我不让他再说了,扑上前去,抱住他,紧紧的。惊呆了周围的人。这行为不稀奇,稀奇是的做这行为是两中年人。当年那个雨中的车站,我们也是这样众目睽睽之下相拥。一个是分别,一个是重逢。

我挽着他上了我的车,径直开到家,他像被施了魔法,就默默跟着我走。一切尽在不言中。

爱是沙漠里的一弯清泉,滋润了干涸的灵魂,而离别使爱更热烈。没有陌生,没有隔阂,没有悔恨,没有怀疑,没有问答。有的只是意会的眼神,凝视的微笑以及沉默之下涌动的心绪暗流。刹那间,电光火石般,双手就握在了一起,两颗心就彼此靠近。十二年,恍然如梦。我是谁,我从哪里来,他是谁,他来自何处,那是哲学家要思考的问题。

就这样,来到我的四合院。

我告诉他这是我的家,我现在一个人。

他突然眼里也泛出泪花,说,大房子,一个人,多孤单。

坐下后,他从箱子里拿出一枚戒指。上面嵌着月亮形状的钻石,我喜欢的紫色。他说,自从陆远婷告诉他我的情况后,他就想第一时间来见我。可是公司事务太繁忙,一直走不开,这次来北京分公司视察,下飞机就来见我了。这戒指是找人定做的。就当是生日礼物。

第二天就是我的生日。这么多年了,我的生日他还记得。感动到不行,又好一阵泪雨。

接着,他又拿出一个鼓鼓囊囊的档案袋,哗的一声,倒出了发黄的信。那是当年我们的信件,他每一封都保留着。

他说,看,你写的,我都留着呢。

我已泣不声,他写给我的信,我早已将它们化为灰烬。

我说,干嘛不扔了。

他说,不能扔啊,放着,有个念想。

这些旧信件,好似一束光,穿透了生命和时间,瞬间点燃拥有曾经那段记忆的我们。强压在内心的浪涛在这一刻激荡奔涌而出,我主动发起了进攻,他热烈的回应,急促的呼吸弥漫整个房间......

我要赎罪。这是情与欲的释放,这是水与火的缠绵,这是风与电的交汇。多希望时间一直停留在这一天。
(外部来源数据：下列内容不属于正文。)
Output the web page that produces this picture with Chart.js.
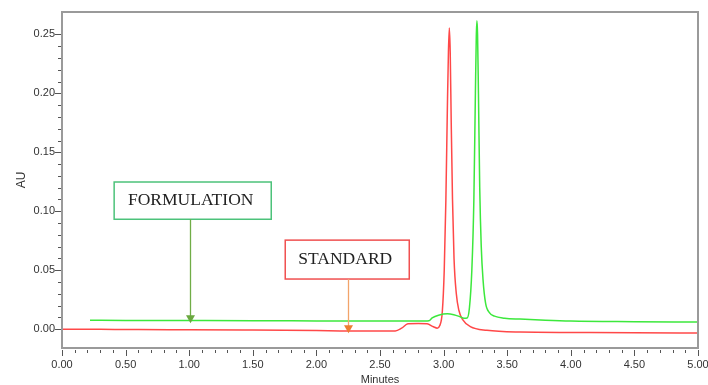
<!DOCTYPE html>
<html>
<head>
<meta charset="utf-8">
<script src="https://cdn.jsdelivr.net/npm/chart.js@4/dist/chart.umd.min.js"></script>
<style>
    html, body { margin: 0; padding: 0; background: #fff; }
    #wrap { width: 708px; height: 385px; }
</style>
</head>
<body>
<div id="wrap"><canvas id="chrom" width="708" height="385"></canvas></div>
<script>
// chromatogram traces (minutes / AU)
var formulationTime = [0.22, 0.5, 1.0, 1.5, 2.0, 2.5, 2.85, 2.885, 2.91, 2.96, 3.03, 3.08, 3.13, 3.16, 3.185,
    3.203, 3.222, 3.238, 3.25, 3.257, 3.262, 3.267, 3.274, 3.284, 3.296, 3.31, 3.33, 3.36,
    3.4, 3.48, 3.6, 3.8, 4.0, 4.5, 5.0];
var formulationAU = [0.0075, 0.0074, 0.0073, 0.0072, 0.0070, 0.0068, 0.0070, 0.0072, 0.0095, 0.0118, 0.0130, 0.0122, 0.0105, 0.0093, 0.0095,
    0.018, 0.05, 0.11, 0.20, 0.248, 0.2615, 0.25, 0.20, 0.12, 0.07, 0.042, 0.022, 0.014,
    0.011, 0.0093, 0.0085, 0.0075, 0.0068, 0.0063, 0.0060];

var standardTime = [0.0, 0.3, 0.6, 1.0, 1.5, 2.0, 2.25, 2.5, 2.62, 2.67, 2.72, 2.8, 2.87, 2.92, 2.95,
    2.97, 2.99, 3.005, 3.018, 3.03, 3.038, 3.045, 3.052, 3.06, 3.07, 3.082, 3.1, 3.12, 3.15, 3.21,
    3.34, 3.6, 4.0, 4.5, 5.0];
var standardAU = [0.0, 0.0, -0.0004, -0.0005, -0.0008, -0.0012, -0.0015, -0.0015, -0.0015, 0.0008, 0.0045, 0.0047, 0.0045, 0.002, 0.0008,
    0.003, 0.015, 0.05, 0.11, 0.19, 0.235, 0.2555, 0.235, 0.175, 0.11, 0.06, 0.03, 0.016, 0.008, 0.0022,
    -0.001, -0.0025, -0.0028, -0.003, -0.0033];

var xMajorStep = 0.5;
var xMinorStep = 0.1;
var yMajorStep = 0.05;
var yMinorStep = 0.01;

(function () {
    "use strict";

    // callouts in data units: box corners and arrow tip
    var callouts = [
        { text: "FORMULATION", x0: 0.41, x1: 1.645, y0: 0.1248, y1: 0.0932, arrowX: 1.01, tipY: 0.0050,
          box: "#4cc27a", line: "#70ad47", head: "#6aa83f" },
        { text: "STANDARD", x0: 1.755, x1: 2.73, y0: 0.0755, y1: 0.0425, arrowX: 2.25, tipY: -0.0035,
          box: "#f05050", line: "#f2a46a", head: "#ed7d31" }
    ];

    function points(xs, ys) {
        return xs.map(function (x, i) {
            return { x: x, y: ys[i] };
        });
    }

    function isStep(v, step) {
        var r = v / step;
        return Math.abs(r - Math.round(r)) < 1e-6;
    }

    var framePlugin = {
        id: "frame",
        afterDraw: function (chart) {
            var ctx = chart.ctx;
            var a = chart.chartArea;
            var xs = chart.scales.x;
            var ys = chart.scales.y;

            ctx.save();
            ctx.strokeStyle = "#9a9a9a";
            ctx.lineWidth = 2;
            ctx.strokeRect(a.left, a.top, a.right - a.left, a.bottom - a.top);

            ctx.strokeStyle = "#555";
            ctx.lineWidth = 1;
            ctx.beginPath();
            ys.ticks.forEach(function (t) {
                if (!isStep(t.value, yMinorStep)) {
                    return;
                }
                var py = Math.round(ys.getPixelForValue(t.value)) + 0.5;
                var len = isStep(t.value, yMajorStep) ? 6 : 3;
                ctx.moveTo(a.left - 1 - len, py);
                ctx.lineTo(a.left - 1, py);
            });
            xs.ticks.forEach(function (t) {
                if (!isStep(t.value, xMinorStep)) {
                    return;
                }
                var px = Math.round(xs.getPixelForValue(t.value)) + 0.5;
                var len = isStep(t.value, xMajorStep) ? 6 : 3;
                ctx.moveTo(px, a.bottom + 2);
                ctx.lineTo(px, a.bottom + 2 + len);
            });
            ctx.stroke();

            callouts.forEach(function (c) {
                var bx0 = xs.getPixelForValue(c.x0);
                var bx1 = xs.getPixelForValue(c.x1);
                var by0 = ys.getPixelForValue(c.y0);
                var by1 = ys.getPixelForValue(c.y1);
                var ax = Math.round(xs.getPixelForValue(c.arrowX)) + 0.5;
                var tip = ys.getPixelForValue(c.tipY);

                ctx.fillStyle = "#fff";
                ctx.fillRect(bx0, by0, bx1 - bx0, by1 - by0);
                ctx.strokeStyle = c.box;
                ctx.lineWidth = 1.5;
                ctx.strokeRect(bx0, by0, bx1 - bx0, by1 - by0);

                ctx.fillStyle = "#222";
                ctx.font = "17.5px 'Liberation Serif', 'Times New Roman', serif";
                ctx.textAlign = "center";
                ctx.textBaseline = "middle";
                ctx.fillText(c.text, (bx0 + bx1) / 2 - 2, (by0 + by1) / 2);

                ctx.strokeStyle = c.line;
                ctx.lineWidth = 1.3;
                ctx.beginPath();
                ctx.moveTo(ax, by1);
                ctx.lineTo(ax, tip - 6);
                ctx.stroke();

                ctx.fillStyle = c.head;
                ctx.beginPath();
                ctx.moveTo(ax - 4.5, tip - 8);
                ctx.lineTo(ax + 4.5, tip - 8);
                ctx.lineTo(ax, tip);
                ctx.closePath();
                ctx.fill();
            });
            ctx.restore();
        }
    };

    var tickFont = { family: "'Liberation Sans', Arial, sans-serif", size: 11 };

    new Chart(document.getElementById("chrom").getContext("2d"), {
        type: "line",
        data: {
            datasets: [
                {
                    label: "FORMULATION",
                    data: points(formulationTime, formulationAU),
                    borderColor: "rgb(60,232,60)",
                    borderWidth: 1.5,
                    pointRadius: 0,
                    fill: false,
                    cubicInterpolationMode: "monotone"
                },
                {
                    label: "STANDARD",
                    data: points(standardTime, standardAU),
                    borderColor: "rgb(255,72,72)",
                    borderWidth: 1.5,
                    pointRadius: 0,
                    fill: false,
                    cubicInterpolationMode: "monotone"
                }
            ]
        },
        options: {
            responsive: false,
            animation: false,
            events: [],
            layout: {
                padding: { top: 12, right: 10, left: 0, bottom: 0 }
            },
            plugins: {
                legend: { display: false },
                tooltip: { enabled: false }
            },
            scales: {
                x: {
                    type: "linear",
                    min: 0,
                    max: 5,
                    afterFit: function (scale) {
                        scale.height = 37;
                        scale.paddingLeft = 0;
                        scale.paddingRight = 0;
                    },
                    grid: { display: false, drawTicks: false },
                    border: { display: false },
                    ticks: {
                        stepSize: xMinorStep,
                        autoSkip: false,
                        maxRotation: 0,
                        padding: 10,
                        color: "#333",
                        font: tickFont,
                        callback: function (v) {
                            return isStep(v, xMajorStep) ? v.toFixed(2) : "";
                        }
                    },
                    title: {
                        display: true,
                        text: "Minutes",
                        color: "#333",
                        font: { family: "'Liberation Sans', Arial, sans-serif", size: 11, lineHeight: 1 },
                        padding: { top: 0, bottom: 0 }
                    }
                },
                y: {
                    min: -0.016,
                    max: 0.269,
                    afterFit: function (scale) {
                        scale.width = 62;
                        scale.paddingTop = 0;
                        scale.paddingBottom = 0;
                    },
                    grid: { display: false, drawTicks: false },
                    border: { display: false },
                    ticks: {
                        stepSize: yMinorStep,
                        autoSkip: false,
                        padding: 7,
                        color: "#333",
                        font: tickFont,
                        callback: function (v) {
                            return isStep(v, yMajorStep) ? v.toFixed(2) : "";
                        }
                    },
                    title: {
                        display: true,
                        text: "AU",
                        color: "#333",
                        font: { family: "'Liberation Sans', Arial, sans-serif", size: 12, lineHeight: 1 },
                        padding: { top: 16, bottom: 0 }
                    }
                }
            }
        },
        plugins: [framePlugin]
    });
})();
</script>
</body>
</html>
陆远风在北京为期一月的视察结束了,他要返回温哥华了。

又是机场送别,这却又是人生的驿站。我问他,还有机会见面吗?

他笑笑说,会有的。

会有的,没有明确的时间。还是一惯的作风,从不轻易许诺。

飞机冲向了蓝天,带走了陆远风,心再一次被掏空。

望着远去的飞机,只剩下一条长长的白色的尾巴,想起人生无常,再见不知何时,我的眼泪不能抑止的流下。

我想我们不会再见了。

我们之间的故事,你记得最好 ,你最好忘掉,哦不,你忘掉最好,我记得就好。

不久以后,陆远婷来到我家,说,明月姐,请跟我去一个地方。

我一头雾水的跟着她出发了。

来到郊区的一个小山林,只见一处十分古朴的院落。推开门,外间是书房模样,里面摆满许多图书,靠窗位置有几桌雅座,房间一偶是吧台,供应着茶、咖啡,果汁等饮品。

走进里间,先是一条长廊,长廊两面墙上,挂满字画。很多画是陆远风在部队时画的,我见过。我顺着长廊往前走,像是穿越时光隧道。长廊尽头便是里间了,里间摆放着书桌,当然少不了文房四宝。我一下被正前方墙壁上一幅画惊呆了。画里是我十八岁时的模样,穿着军装,两条小辩垂在耳边。

陆远婷开口了,明月姐,这是大哥为你布置的。那书桌是他自己亲自买来木头做的。他说这是你当年的梦想......

说完,交给我一串钥匙,便离开了。

是的,当年在苏州的梅园,我是说以后有钱了,弄个院子,放书放画来着。这些他都记得。爱何必要占有呢?他除了是我的陆远风之外,还是另外一个女人的丈夫,两个孩子的父亲。他有他的责任与担当。从陆远婷那得知,他的妻子瘫痪多年。两个孩子还未成年。时过境迁,沧海桑田。他纵横商界,早已是人情练达,世事洞明,还能为我保留几分真,已是我莫大的福份。

这处山林,成了我常来的地方,有时公司商务会谈也会选在这里进行。也时有画家朋友借住这里寻找创作灵感。这里很好辨认,在小院门头,有一块匾,匾上有三个字:“等风来”。